__Data shown__.
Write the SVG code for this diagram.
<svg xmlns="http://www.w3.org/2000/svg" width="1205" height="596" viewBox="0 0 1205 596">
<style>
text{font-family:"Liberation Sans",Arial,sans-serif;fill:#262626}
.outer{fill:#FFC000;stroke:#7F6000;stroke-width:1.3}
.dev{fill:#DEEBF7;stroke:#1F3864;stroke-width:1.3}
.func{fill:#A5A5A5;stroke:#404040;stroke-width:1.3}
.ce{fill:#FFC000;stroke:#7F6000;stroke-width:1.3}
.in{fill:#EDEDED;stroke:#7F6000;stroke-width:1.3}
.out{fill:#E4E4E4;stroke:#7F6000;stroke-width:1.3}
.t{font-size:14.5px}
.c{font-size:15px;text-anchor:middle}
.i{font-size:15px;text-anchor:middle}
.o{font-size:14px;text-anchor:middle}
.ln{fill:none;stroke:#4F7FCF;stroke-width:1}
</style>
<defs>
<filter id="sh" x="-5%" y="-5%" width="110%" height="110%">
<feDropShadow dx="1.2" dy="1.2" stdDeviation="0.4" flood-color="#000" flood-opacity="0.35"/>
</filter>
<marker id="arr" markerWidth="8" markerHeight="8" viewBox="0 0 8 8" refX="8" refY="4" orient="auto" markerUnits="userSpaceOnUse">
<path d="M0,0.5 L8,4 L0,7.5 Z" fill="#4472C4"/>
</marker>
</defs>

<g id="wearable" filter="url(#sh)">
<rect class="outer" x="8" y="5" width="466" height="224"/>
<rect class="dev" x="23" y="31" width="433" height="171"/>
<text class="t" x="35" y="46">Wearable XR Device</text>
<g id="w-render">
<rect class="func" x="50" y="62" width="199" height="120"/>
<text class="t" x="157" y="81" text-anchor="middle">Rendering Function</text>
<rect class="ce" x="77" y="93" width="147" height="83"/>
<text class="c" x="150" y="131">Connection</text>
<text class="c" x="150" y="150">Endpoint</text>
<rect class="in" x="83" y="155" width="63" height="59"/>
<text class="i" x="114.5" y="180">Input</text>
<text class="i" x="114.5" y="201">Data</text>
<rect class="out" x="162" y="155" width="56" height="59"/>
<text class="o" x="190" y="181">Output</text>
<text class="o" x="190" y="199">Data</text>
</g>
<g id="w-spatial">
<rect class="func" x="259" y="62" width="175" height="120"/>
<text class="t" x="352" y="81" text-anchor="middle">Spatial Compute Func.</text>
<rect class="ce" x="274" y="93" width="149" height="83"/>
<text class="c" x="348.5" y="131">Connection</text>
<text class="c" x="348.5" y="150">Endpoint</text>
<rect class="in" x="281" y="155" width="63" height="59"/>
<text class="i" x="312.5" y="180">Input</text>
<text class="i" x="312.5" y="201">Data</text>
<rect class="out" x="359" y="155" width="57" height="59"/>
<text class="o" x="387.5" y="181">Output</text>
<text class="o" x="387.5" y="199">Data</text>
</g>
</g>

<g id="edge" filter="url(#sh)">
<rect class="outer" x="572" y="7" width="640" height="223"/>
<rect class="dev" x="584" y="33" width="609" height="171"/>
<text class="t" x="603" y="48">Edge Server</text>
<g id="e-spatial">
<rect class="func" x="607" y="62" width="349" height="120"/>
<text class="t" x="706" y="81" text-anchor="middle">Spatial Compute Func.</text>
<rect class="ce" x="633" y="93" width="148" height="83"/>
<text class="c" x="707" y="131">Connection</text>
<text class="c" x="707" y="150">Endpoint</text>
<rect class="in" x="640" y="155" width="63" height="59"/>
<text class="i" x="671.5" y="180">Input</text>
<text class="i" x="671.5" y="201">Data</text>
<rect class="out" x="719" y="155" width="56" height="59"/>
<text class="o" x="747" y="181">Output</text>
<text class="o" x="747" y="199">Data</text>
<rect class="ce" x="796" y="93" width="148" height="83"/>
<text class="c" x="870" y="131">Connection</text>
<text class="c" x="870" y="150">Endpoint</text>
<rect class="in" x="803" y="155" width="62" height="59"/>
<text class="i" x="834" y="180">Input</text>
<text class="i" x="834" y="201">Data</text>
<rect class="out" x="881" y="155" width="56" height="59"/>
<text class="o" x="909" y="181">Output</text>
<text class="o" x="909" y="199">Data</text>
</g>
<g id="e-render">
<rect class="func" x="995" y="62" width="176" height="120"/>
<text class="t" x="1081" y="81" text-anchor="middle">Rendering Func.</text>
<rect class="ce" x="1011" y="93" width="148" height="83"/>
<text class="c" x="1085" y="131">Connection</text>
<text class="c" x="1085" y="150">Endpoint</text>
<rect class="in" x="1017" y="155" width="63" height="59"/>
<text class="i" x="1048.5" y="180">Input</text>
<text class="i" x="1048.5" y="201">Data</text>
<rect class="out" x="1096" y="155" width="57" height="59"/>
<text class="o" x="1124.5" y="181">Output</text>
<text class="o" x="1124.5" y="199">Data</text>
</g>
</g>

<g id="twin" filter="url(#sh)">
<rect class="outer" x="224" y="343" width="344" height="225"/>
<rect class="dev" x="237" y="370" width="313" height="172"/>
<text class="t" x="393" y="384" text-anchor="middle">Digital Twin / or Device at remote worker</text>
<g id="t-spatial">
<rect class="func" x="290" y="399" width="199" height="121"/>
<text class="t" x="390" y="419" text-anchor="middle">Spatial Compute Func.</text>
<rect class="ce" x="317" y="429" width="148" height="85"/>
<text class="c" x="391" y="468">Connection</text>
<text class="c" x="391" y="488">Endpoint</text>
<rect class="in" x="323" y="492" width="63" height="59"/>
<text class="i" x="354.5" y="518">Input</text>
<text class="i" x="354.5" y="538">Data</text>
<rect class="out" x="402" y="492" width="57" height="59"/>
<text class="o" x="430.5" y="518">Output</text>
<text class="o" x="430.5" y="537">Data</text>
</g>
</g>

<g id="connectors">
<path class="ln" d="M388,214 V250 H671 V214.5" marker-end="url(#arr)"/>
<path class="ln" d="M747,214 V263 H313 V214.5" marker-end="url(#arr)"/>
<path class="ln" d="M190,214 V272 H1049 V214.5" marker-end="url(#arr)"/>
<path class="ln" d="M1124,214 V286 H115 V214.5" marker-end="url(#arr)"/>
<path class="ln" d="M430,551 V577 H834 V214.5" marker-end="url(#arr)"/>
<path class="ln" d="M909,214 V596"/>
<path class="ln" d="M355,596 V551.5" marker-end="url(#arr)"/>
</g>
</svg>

__Short exercise__. Quote the whole listing above, leaving nothing out.

__Written reply__.
Write the SVG code for this diagram.
<svg xmlns="http://www.w3.org/2000/svg" width="1205" height="596" viewBox="0 0 1205 596">
<style>
text{font-family:"Liberation Sans",Arial,sans-serif;fill:#262626}
.outer{fill:#FFC000;stroke:#7F6000;stroke-width:1.3}
.dev{fill:#DEEBF7;stroke:#1F3864;stroke-width:1.3}
.func{fill:#A5A5A5;stroke:#404040;stroke-width:1.3}
.ce{fill:#FFC000;stroke:#7F6000;stroke-width:1.3}
.in{fill:#EDEDED;stroke:#7F6000;stroke-width:1.3}
.out{fill:#E4E4E4;stroke:#7F6000;stroke-width:1.3}
.t{font-size:14.5px}
.c{font-size:15px;text-anchor:middle}
.i{font-size:15px;text-anchor:middle}
.o{font-size:14px;text-anchor:middle}
.ln{fill:none;stroke:#4F7FCF;stroke-width:1}
</style>
<defs>
<filter id="sh" x="-5%" y="-5%" width="110%" height="110%">
<feDropShadow dx="1.2" dy="1.2" stdDeviation="0.4" flood-color="#000" flood-opacity="0.35"/>
</filter>
<marker id="arr" markerWidth="8" markerHeight="8" viewBox="0 0 8 8" refX="8" refY="4" orient="auto" markerUnits="userSpaceOnUse">
<path d="M0,0.5 L8,4 L0,7.5 Z" fill="#4472C4"/>
</marker>
</defs>

<g id="wearable" filter="url(#sh)">
<rect class="outer" x="8" y="5" width="466" height="224"/>
<rect class="dev" x="23" y="31" width="433" height="171"/>
<text class="t" x="35" y="46">Wearable XR Device</text>
<g id="w-render">
<rect class="func" x="50" y="62" width="199" height="120"/>
<text class="t" x="157" y="81" text-anchor="middle">Rendering Function</text>
<rect class="ce" x="77" y="93" width="147" height="83"/>
<text class="c" x="150" y="131">Connection</text>
<text class="c" x="150" y="150">Endpoint</text>
<rect class="in" x="83" y="155" width="63" height="59"/>
<text class="i" x="114.5" y="180">Input</text>
<text class="i" x="114.5" y="201">Data</text>
<rect class="out" x="162" y="155" width="56" height="59"/>
<text class="o" x="190" y="181">Output</text>
<text class="o" x="190" y="199">Data</text>
</g>
<g id="w-spatial">
<rect class="func" x="259" y="62" width="175" height="120"/>
<text class="t" x="352" y="81" text-anchor="middle">Spatial Compute Func.</text>
<rect class="ce" x="274" y="93" width="149" height="83"/>
<text class="c" x="348.5" y="131">Connection</text>
<text class="c" x="348.5" y="150">Endpoint</text>
<rect class="in" x="281" y="155" width="63" height="59"/>
<text class="i" x="312.5" y="180">Input</text>
<text class="i" x="312.5" y="201">Data</text>
<rect class="out" x="359" y="155" width="57" height="59"/>
<text class="o" x="387.5" y="181">Output</text>
<text class="o" x="387.5" y="199">Data</text>
</g>
</g>

<g id="edge" filter="url(#sh)">
<rect class="outer" x="572" y="7" width="640" height="223"/>
<rect class="dev" x="584" y="33" width="609" height="171"/>
<text class="t" x="603" y="48">Edge Server</text>
<g id="e-spatial">
<rect class="func" x="607" y="62" width="349" height="120"/>
<text class="t" x="706" y="81" text-anchor="middle">Spatial Compute Func.</text>
<rect class="ce" x="633" y="93" width="148" height="83"/>
<text class="c" x="707" y="131">Connection</text>
<text class="c" x="707" y="150">Endpoint</text>
<rect class="in" x="640" y="155" width="63" height="59"/>
<text class="i" x="671.5" y="180">Input</text>
<text class="i" x="671.5" y="201">Data</text>
<rect class="out" x="719" y="155" width="56" height="59"/>
<text class="o" x="747" y="181">Output</text>
<text class="o" x="747" y="199">Data</text>
<rect class="ce" x="796" y="93" width="148" height="83"/>
<text class="c" x="870" y="131">Connection</text>
<text class="c" x="870" y="150">Endpoint</text>
<rect class="in" x="803" y="155" width="62" height="59"/>
<text class="i" x="834" y="180">Input</text>
<text class="i" x="834" y="201">Data</text>
<rect class="out" x="881" y="155" width="56" height="59"/>
<text class="o" x="909" y="181">Output</text>
<text class="o" x="909" y="199">Data</text>
</g>
<g id="e-render">
<rect class="func" x="995" y="62" width="176" height="120"/>
<text class="t" x="1081" y="81" text-anchor="middle">Rendering Func.</text>
<rect class="ce" x="1011" y="93" width="148" height="83"/>
<text class="c" x="1085" y="131">Connection</text>
<text class="c" x="1085" y="150">Endpoint</text>
<rect class="in" x="1017" y="155" width="63" height="59"/>
<text class="i" x="1048.5" y="180">Input</text>
<text class="i" x="1048.5" y="201">Data</text>
<rect class="out" x="1096" y="155" width="57" height="59"/>
<text class="o" x="1124.5" y="181">Output</text>
<text class="o" x="1124.5" y="199">Data</text>
</g>
</g>

<g id="twin" filter="url(#sh)">
<rect class="outer" x="224" y="343" width="344" height="225"/>
<rect class="dev" x="237" y="370" width="313" height="172"/>
<text class="t" x="393" y="384" text-anchor="middle">Digital Twin / or Device at remote worker</text>
<g id="t-spatial">
<rect class="func" x="290" y="399" width="199" height="121"/>
<text class="t" x="390" y="419" text-anchor="middle">Spatial Compute Func.</text>
<rect class="ce" x="317" y="429" width="148" height="85"/>
<text class="c" x="391" y="468">Connection</text>
<text class="c" x="391" y="488">Endpoint</text>
<rect class="in" x="323" y="492" width="63" height="59"/>
<text class="i" x="354.5" y="518">Input</text>
<text class="i" x="354.5" y="538">Data</text>
<rect class="out" x="402" y="492" width="57" height="59"/>
<text class="o" x="430.5" y="518">Output</text>
<text class="o" x="430.5" y="537">Data</text>
</g>
</g>

<g id="connectors">
<path class="ln" d="M388,214 V250 H671 V214.5" marker-end="url(#arr)"/>
<path class="ln" d="M747,214 V263 H313 V214.5" marker-end="url(#arr)"/>
<path class="ln" d="M190,214 V272 H1049 V214.5" marker-end="url(#arr)"/>
<path class="ln" d="M1124,214 V286 H115 V214.5" marker-end="url(#arr)"/>
<path class="ln" d="M430,551 V577 H834 V214.5" marker-end="url(#arr)"/>
<path class="ln" d="M909,214 V596"/>
<path class="ln" d="M355,596 V551.5" marker-end="url(#arr)"/>
</g>
</svg>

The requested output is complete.